Black Garlic Stewed Chicken in Casserole ($15.80) – 独子黑蒜滑鸡煲
The hero in this dish is the generous portion of roasted black garlic cloves, highly noticeable for its caramelised nuances, subtle garlic undertones and soft texture. This is best accompanied by steaming white rice.
Charcoal Beancurd with Spinach and Wild Fungi ($14.80) – 野菌竹炭自制豆腐
The amazing thing about this dish is that Chef Leung makes the silky-smooth beancurd from scratch daily and adds charcoal powder to give this humble staple a subtle flavour and black appearance. A light broth, consisting oyster sauce, dried scallop, wild mushrooms enhance the flavor of charcoal beancurd.
Signature Double Boiled Chicken Soup ($10 / Limited bowls per day) – 招牌菜胆竹笙浓鸡汤
The milky and collagen-filled broth reminds me of the shark fin soup in Wah Lok.
Fresh Wild Yam with Pork in Sambal Sauce ($13.80) – 猪肉淮山炒三巴酱
Sambal belachan fans will adore this dish on CHAR’s new menu. Expertly tossed the slices of pork, crunchy wild yam discs, celery and green peppers in the wok with Chef Leung’s secret recipe sambal belachan blend. To me, adding more chili or peppers will make it even hotter!
Crispy Egg Noodles with Kurobuta Pork ($16.80) -日本黑猪炒生面
I was wowed by the noodles. It tasted crispy but not so oily. I could not believe that the Chef just used the normal fresh egg noodles to achieve such fantastic result.
Dessert of the Day – Snow Fungus Sweet Soup
A classic Cantonese dessert commonly served in Cantonese restaurants and believed to “clear” lungs, improved complexion, improved intestinal conditions and breast enhancement. The double boiled Soup brings you a type of texture which is the same as those concentrated bird nests desserts.
Char Restaurant is a great place for casual dining with family or friends. It was impressive especially when some of the signature dishes prepared using Western methods of cooking, yet brings the Cantonese cuisine to the next level.
Address: 363 Jalan Besar Road. Singapore 208994
Tel: +65 6842 7759 / 9661 3578
Tuesdays – Sundays 1130 to 1430 (last order 1400), 1800 to 2200 (last order 2130) | Closed on Mondays
Nearest MRT: Lavender (EW Line), Boon Keng (NE Line)
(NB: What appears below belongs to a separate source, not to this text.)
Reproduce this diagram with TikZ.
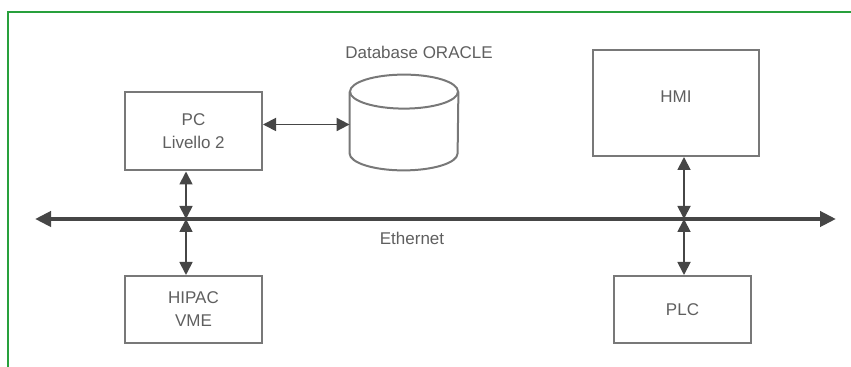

1) Alight at Lavender MRT station. Take Exit B. Walk to Horne Road. Turn left onto Horne Road. Walk to the end of Horne Road. Turn right onto Tyrwhitt Road. Turn left onto Beatty Lane and walk to Jalan Besar Road. Cross the road and walk to destination. Journey time about 12 minutes.
2) Alight at Boon Keng MRT station. Take Exit C. Turn left onto Boon Keng Road. Walk to Bendemeer Road. Turn right onto Bendemeer Road. Walk down Bendemeer Road to Jalan Besar Road. Walk to destination. Journey time about 12 minutes.
*Disclaimer: This was a media invite.